The current pandemic is keeping media on its toes. How services weather it could determine their future

It goes without saying that the past few months have been difficult for the media industry, even with the incredible support organizations have shown for one another in innovating their digital media workflows. Finding ways to keep engaging with isolated audiences, filling massive programming and events gaps, and planning for a frustratingly unclear future take their toll.

Those enterprises that are succeeding are the ones that are listening as closely as possible to the needs of their viewership. In some cases this requires radical changes in strategy, and in others it means providing stability, familiarity, and comfort. 

With HBOMax launching its services on May 27th, it will be interesting to see — in comparison to Quibi — how that platform fares. Quibi found itself launching at a deeply inopportune time, and those narratives have largely overshadowed the genuinely interesting content that the service is providing, and the truly unique way Katzenberg and company are trying to redefine what streaming can be. 

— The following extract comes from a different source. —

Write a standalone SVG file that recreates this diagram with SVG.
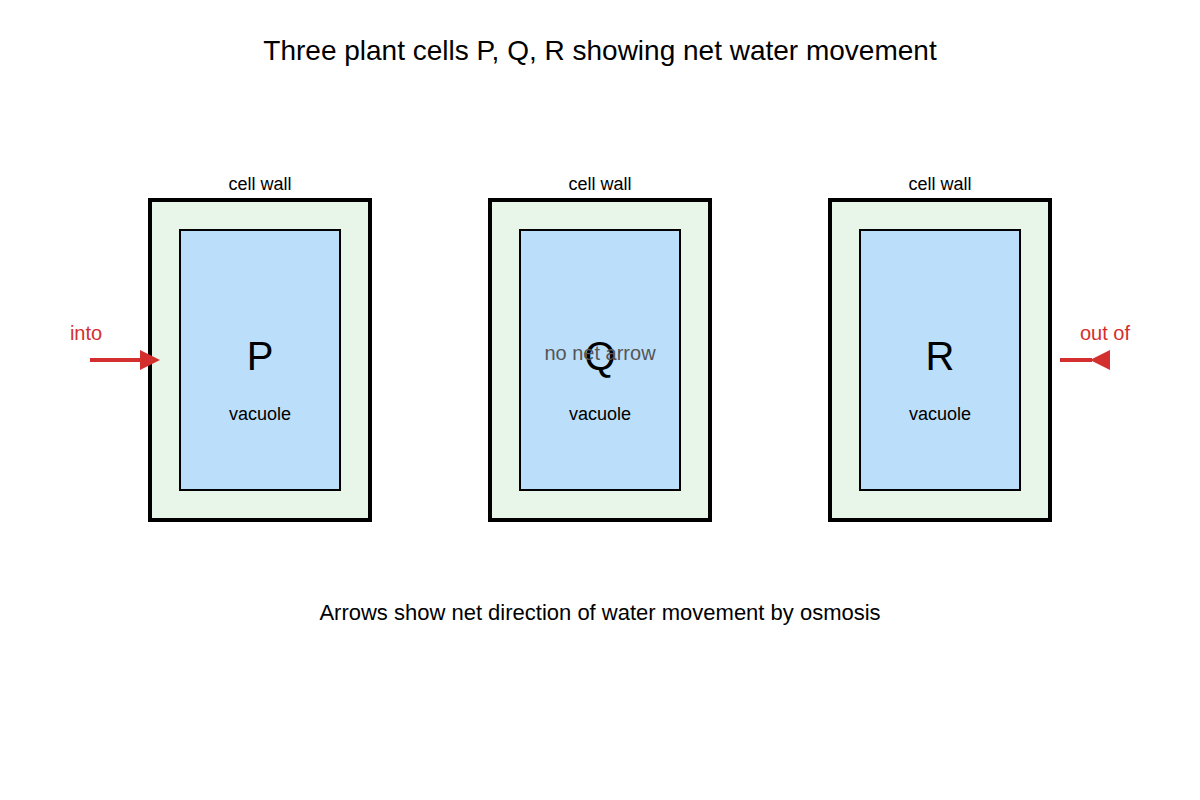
<svg xmlns="http://www.w3.org/2000/svg" width="1200" height="800" viewBox="0 0 1200 800">
<style>
text{font-family:"Liberation Sans",Arial,sans-serif;text-anchor:middle}
.wall{fill:#e8f5e9;stroke:#000;stroke-width:4}
.vac{fill:#bbdefb;stroke:#000;stroke-width:2}
.lbl{font-size:18px;fill:#000}
.big{font-size:40px;fill:#000}
.red{font-size:20px;fill:#d32f2f}
.arr{stroke:#d32f2f;stroke-width:4;fill:none}
</style>
<rect width="1200" height="800" fill="#fff"/>
<text x="600" y="60" style="font-size:28px">Three plant cells P, Q, R showing net water movement</text>
<g id="cellP">
<rect class="wall" x="150" y="200" width="220" height="320"/>
<rect class="vac" x="180" y="230" width="160" height="260"/>
<text class="lbl" x="260" y="190">cell wall</text>
<text class="big" x="260" y="370">P</text>
<text class="lbl" x="260" y="420">vacuole</text>
</g>
<g id="cellQ">
<rect class="wall" x="490" y="200" width="220" height="320"/>
<rect class="vac" x="520" y="230" width="160" height="260"/>
<text class="lbl" x="600" y="190">cell wall</text>
<text class="big" x="600" y="370">Q</text>
<text class="lbl" x="600" y="420">vacuole</text>
<text x="600" y="360" style="font-size:20px;fill:#555">no net arrow</text>
</g>
<g id="cellR">
<rect class="wall" x="830" y="200" width="220" height="320"/>
<rect class="vac" x="860" y="230" width="160" height="260"/>
<text class="lbl" x="940" y="190">cell wall</text>
<text class="big" x="940" y="370">R</text>
<text class="lbl" x="940" y="420">vacuole</text>
</g>
<g id="connectors">
<line class="arr" x1="90" y1="360" x2="142" y2="360"/>
<polygon points="140,350 160,360 140,370" fill="#d32f2f"/>
<line class="arr" x1="1060" y1="360" x2="1092" y2="360"/>
<polygon points="1110,350 1090,360 1110,370" fill="#d32f2f"/>
<text class="red" x="86" y="340">into</text>
<text class="red" x="1105" y="340">out of</text>
</g>
<text x="600" y="620" style="font-size:22px">Arrows show net direction of water movement by osmosis</text>
</svg>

What comes next for Quibi is uncertain, but how the platform adapts to the next few months will go a long way to determining its place in the OTT world when this chaos abates. Given that the service has positioned itself as a testing ground for content — Quibi funds or purchases shows and movies to air in installments for seven years, while the creator of the media retains rights to the longform version — asserting its ability to thrive through COVID-19 and beyond is essential to the service’s survival, and the willingness of creators to sign over their assets.

Whatever the results are, they’ll offer a sharp template for how our industry can weather crises like this.